Because the working parts of a lever machine are visible, elections officials and observers can witness all critical steps and know the machine’s count is accurate. But under ERMA (the Election Reform and Modernization Act) the certainty of the election night count is replaced with an unreliable electronic count, subject to verification if a subsequent 3% manual count matches the computer tally. “We are abandoning our transparent, secure system for knowingly exploitable vote-counting computers,” explained Novick.

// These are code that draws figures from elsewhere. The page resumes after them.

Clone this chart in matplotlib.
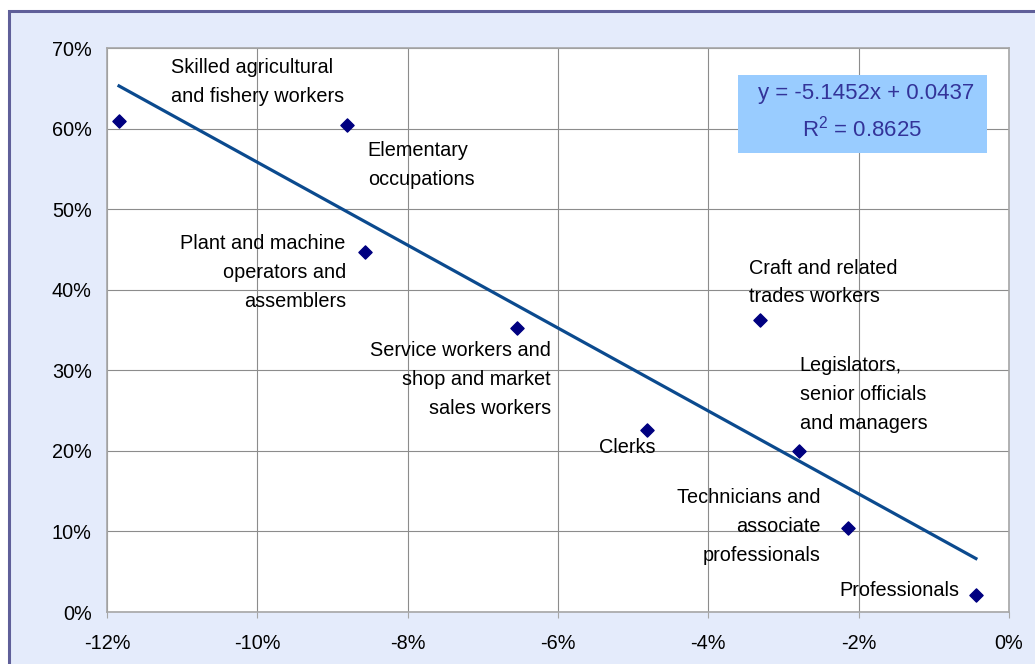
import numpy as np
import matplotlib.pyplot as plt
from matplotlib.patches import Rectangle
from matplotlib.ticker import FuncFormatter

plt.rcParams['font.family'] = ['Liberation Sans', 'DejaVu Sans']

# occupation groups: change in share (x) vs. some share (y)
groups = ['Skilled agricultural\nand fishery workers',
          'Elementary\noccupations',
          'Plant and machine\noperators and\nassemblers',
          'Service workers and\nshop and market\nsales workers',
          'Clerks',
          'Craft and related\ntrades workers',
          'Legislators,\nsenior officials\nand managers',
          'Technicians and\nassociate\nprofessionals',
          'Professionals']
x_vals = [-0.1184, -0.0881, -0.0857, -0.0655, -0.0481, -0.0331, -0.0280, -0.0214, -0.0044]
y_vals = [0.609, 0.604, 0.447, 0.352, 0.226, 0.363, 0.200, 0.104, 0.021]

# trendline as reported
slope, intercept = -5.1452, 0.0437
r2 = 0.8625

# label placement (pixel offsets from the point, alignment)
lab_off = [(52, 39), (21, -40), (-19, -21), (34, -51), (8, -18),
           (-11, 37), (1, 56), (-28, 2), (-17, 5)]
lab_ha = ['left', 'left', 'right', 'right', 'right', 'left', 'left', 'right', 'right']

fig = plt.figure(figsize=(10.35, 6.64), dpi=100, facecolor='white')
# chart area frame
fig.patches.append(Rectangle((8.5/1035, -0.1), 1.2, 1.1 - 11/664, transform=fig.transFigure,
                             facecolor='#E4EBFB', edgecolor='#5F5F99', lw=2.2, zorder=-10))

ax = fig.add_axes([107/1035, 52/664, 902/1035, 564/664])
ax.set_facecolor('white')

ax.set_xlim(-0.12, 0.0)
ax.set_ylim(0.0, 0.70)
ax.set_xticks(np.arange(-0.12, 0.001, 0.02))
ax.set_yticks(np.arange(0, 0.701, 0.1))
ax.xaxis.set_major_formatter(FuncFormatter(lambda v, p: '%d%%' % round(v*100)))
ax.yaxis.set_major_formatter(FuncFormatter(lambda v, p: '%d%%' % round(v*100)))
ax.grid(True, color='#8C8C8C', lw=0.8)
ax.set_axisbelow(True)
for s in ax.spines.values():
    s.set_color('#A6A6A6')
    s.set_linewidth(1.2)
ax.tick_params(axis='x', length=4, color='#A6A6A6', pad=11.5, labelsize=14.3)
ax.tick_params(axis='y', length=0, pad=11, labelsize=14.3)

# trendline
xt = np.array([min(x_vals), max(x_vals)])
ax.plot(xt, slope*xt + intercept, color='#0B4A8E', lw=2.3, zorder=3)

ax.scatter(x_vals, y_vals, marker='D', s=45, color='#000080', zorder=4)

for i in range(len(groups)):
    ax.annotate(groups[i], (x_vals[i], y_vals[i]), xytext=lab_off[i], textcoords='offset pixels',
                ha=lab_ha[i], va='center', fontsize=14.3, linespacing=1.66, color='black')

# equation box
ax.add_patch(Rectangle((0.6996, 0.8138), 0.276, 0.138, transform=ax.transAxes,
                       facecolor='#99CCFF', edgecolor='none', zorder=5))
ax.text(0.8415, 0.920, 'y = %.4fx + %.4f' % (slope, intercept), transform=ax.transAxes,
        ha='center', va='center', fontsize=16, color='#333399', zorder=6)
ax.text(0.8376, 0.858, '$\\mathregular{R^2}$ = %.4f' % r2, transform=ax.transAxes,
        ha='center', va='center', fontsize=16, color='#333399', zorder=6)

fig.savefig('out.png', dpi=100, facecolor=fig.get_facecolor())
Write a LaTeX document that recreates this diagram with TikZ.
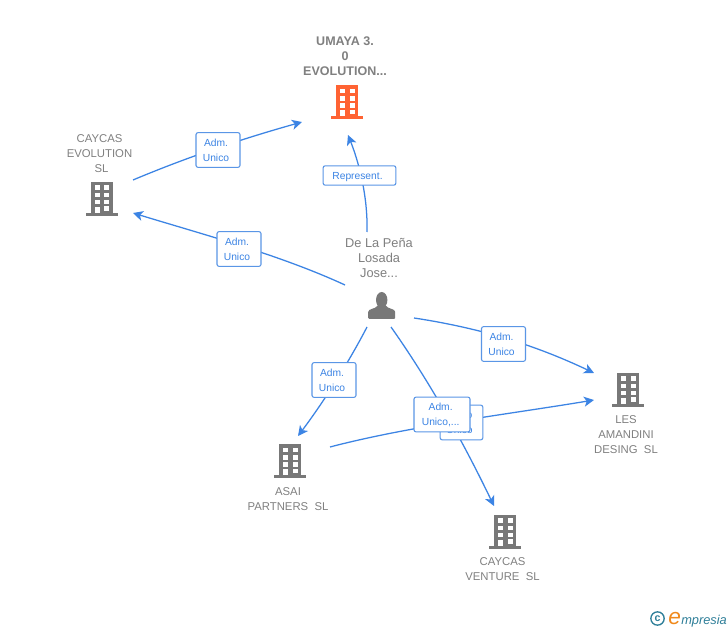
\documentclass[tikz,border=0pt]{standalone}
\usepackage{fontspec}
\setmainfont{Liberation Sans}
\usetikzlibrary{arrows.meta}
\definecolor{linkblue}{HTML}{3C84E4}
\definecolor{boxblue}{HTML}{5A96E6}
\definecolor{textgray}{HTML}{808080}
\definecolor{icongray}{HTML}{787878}
\definecolor{iconorange}{HTML}{FF6333}
\definecolor{teal1}{HTML}{2F7F99}
\definecolor{eorange}{HTML}{F08A1D}
\newcommand{\tsp}{\hspace*{3pt}}
\tikzset{
  x=0.75pt,y=-0.75pt,
  link/.style={draw=linkblue,line width=0.95pt,-{Stealth[length=7.5pt,width=7.5pt,inset=2pt]}},
  rolebox/.style={draw=boxblue,line width=0.8pt,rounded corners=1.5pt,fill=white,text=linkblue,
    font=\fontsize{7.7}{11.2}\selectfont,align=center,minimum height=26pt,inner sep=0pt,
    execute at begin node={\rule{0pt}{7pt}}},
  entityname/.style={text=textgray,font=\fontsize{8.5}{11.25}\selectfont,align=center,inner sep=0pt},
  pics/building/.style={code={
    \fill[#1] (-11,-17) rectangle (11,15);
    \fill[#1] (-16,14) rectangle (16,17);
    \foreach \wy in {-13.5,-6,1}{
      \fill[white] (-7,\wy) rectangle (-2,\wy+4.5);
      \fill[white] (2.5,\wy) rectangle (7.5,\wy+4.5);
    }
    \fill[white] (-7,8) rectangle (-2,14);
    \fill[white] (2.5,7.5) rectangle (7.5,12);
  }},
  pics/person/.style={code={
    \fill[#1, rounded corners=0.8pt] (-13.5,13) -- (-13.5,7) .. controls (-13.5,2.5) and (-6,3) .. (-4,-1)
      -- (4,-1) .. controls (6,3) and (13.5,2.5) .. (13.5,7) -- (13.5,13) -- cycle;
    \fill[#1] (0,-6) ellipse (5.7 and 8);
  }}
}
\begin{document}
\begin{tikzpicture}
\useasboundingbox (0,0) rectangle (728,630);
\fill[white] (0,0) rectangle (728,630);
% anchors
\coordinate (s1) at (133,180); \coordinate (e1) at (302,122);
\coordinate (s2) at (345,285); \coordinate (e2) at (133,213);
\coordinate (s3) at (367,232); \coordinate (e3) at (348,135);
\coordinate (s4) at (414,318); \coordinate (e4) at (594,373);
\coordinate (s5) at (367,327); \coordinate (e5) at (298,436);
\coordinate (s6) at (391,327); \coordinate (e6) at (494,506);
\coordinate (s7) at (330,447); \coordinate (e7) at (594,400);
% connectors
\draw[link] (s1) .. controls (190,156) and (245,138) .. (e1);
\draw[link] (s2) .. controls (280,255) and (205,235) .. (e2);
\draw[link] (s3) .. controls (368,195) and (358,160) .. (e3);
\draw[link] (s4) .. controls (480,328) and (535,345) .. (e4);
\draw[link] (s5) .. controls (350,360) and (325,400) .. (e5);
\draw[link] (s6) .. controls (420,368) and (455,425) .. (e6);
\draw[link] (s7) .. controls (410,426) and (510,414) .. (e7);
% role boxes
\node[rolebox,minimum width=33pt] (r1) at (218,150) {Adm.\tsp\\Unico\tsp};
\node[rolebox,minimum width=33pt] (r2) at (239,249) {Adm.\tsp\\Unico\tsp};
\node[rolebox,minimum width=54.5pt,minimum height=14.5pt] (r3) at (359.5,175.5) {Represent.\tsp};
\node[rolebox,minimum width=33pt] (r4) at (503.5,344) {Adm.\tsp\\Unico\tsp};
\node[rolebox,minimum width=33pt] (r5) at (334,380) {Adm.\tsp\\Unico\tsp};
\node[rolebox,minimum width=32pt] (r7) at (461.5,422.5) {Socio\tsp\\Unico\tsp};
\node[rolebox,minimum width=42pt] (r6) at (442,414.5) {Adm.\hspace*{2pt}\\Unico,...\hspace*{2pt}};
% icons
\pic at (347,102.5) {building=iconorange};
\pic at (101.7,199) {building=icongray};
\pic at (628,390) {building=icongray};
\pic at (290,461.5) {building=icongray};
\pic at (505,531.5) {building=icongray};
\pic at (381.7,306) {person=icongray};
% names
\node[entityname,font=\bfseries\fontsize{9.4}{11.25}\selectfont] (n1) at (345,56) {UMAYA 3.\\0\\EVOLUTION...};
\node[entityname] (n2) at (99.5,154) {CAYCAS\\EVOLUTION\\\hspace*{3pt}SL};
\node[entityname,font=\fontsize{9.6}{11.25}\selectfont] (n3) at (379,258) {De La Peña\\Losada\\Jose...};
\node[entityname] (n4) at (626,435) {LES\\AMANDINI\\DESING\ \ SL};
\node[entityname] (n5) at (288,499.5) {ASAI\\PARTNERS\ \ SL};
\node[entityname] (n6) at (502.5,569.5) {CAYCAS\\VENTURE\ \ SL};
% watermark
\node[circle,draw=teal1,line width=1pt,text=teal1,inner sep=0pt,minimum size=10pt,font=\bfseries\fontsize{8}{8}\selectfont] (wc) at (657.5,618.5) {c};
\node[inner sep=0pt,anchor=base west,text=eorange,font=\itshape\fontsize{17}{17}\selectfont] (we) at (668,624) {e};
\node[inner sep=0pt,anchor=base west,text=teal1,font=\itshape\fontsize{9.6}{10}\selectfont] (wt) at (681,624) {mpresia};
\end{tikzpicture}
\end{document}
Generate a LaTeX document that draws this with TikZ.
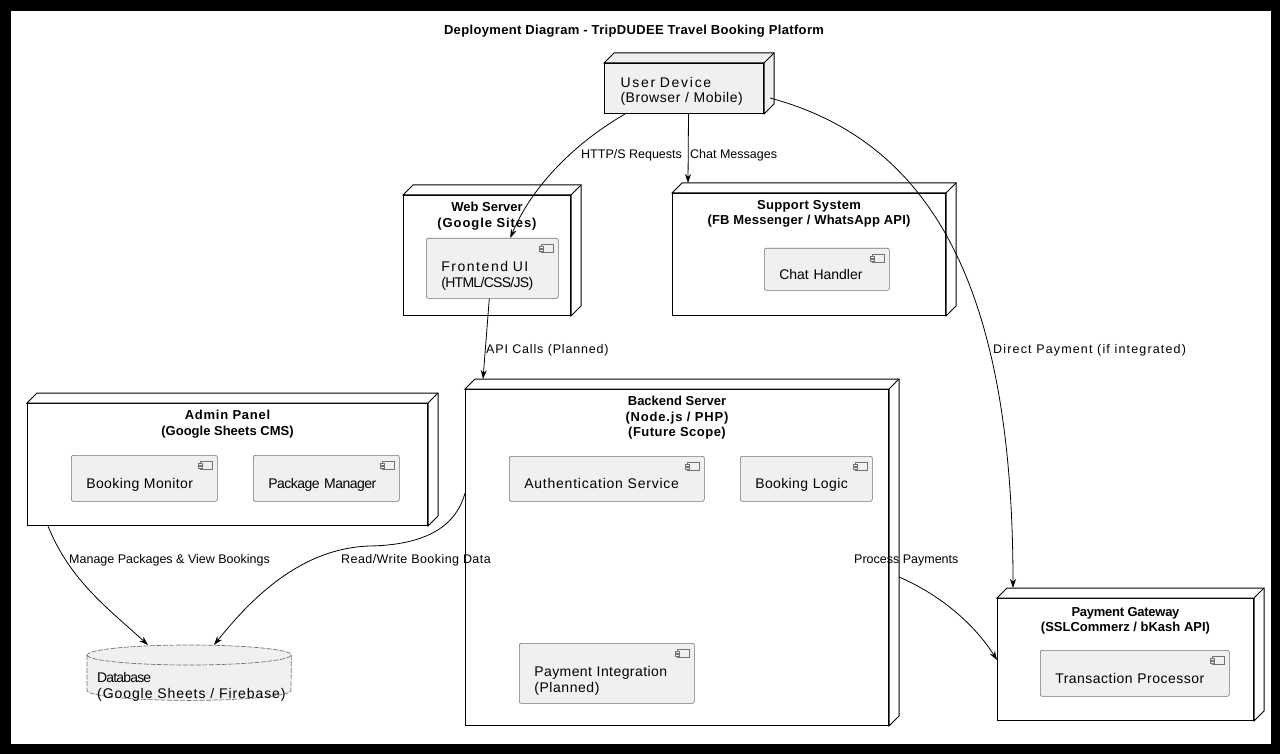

State Elections Commissioner Douglas Kellner confirmed the new computers’ untrustworthiness, stating, "The system in New York is not to rely on the machines, but to rely on the paper," referring to ERMA’s post-election night hand count of some paper ballots. Historically, NY, learned not to trust any step taken outside of public view after repeated Tammany Hall style elections. Now ERMA mandates reliance on paper ballots that have been removed from the public eye. "If we don't stop ERMA," says Novick, "elections will from this day forward become what a New York court has already declared to be 'a useless formality.'" The ETC is preparing to file suit to stop the changeover to electronic vote-counting on constitutional grounds.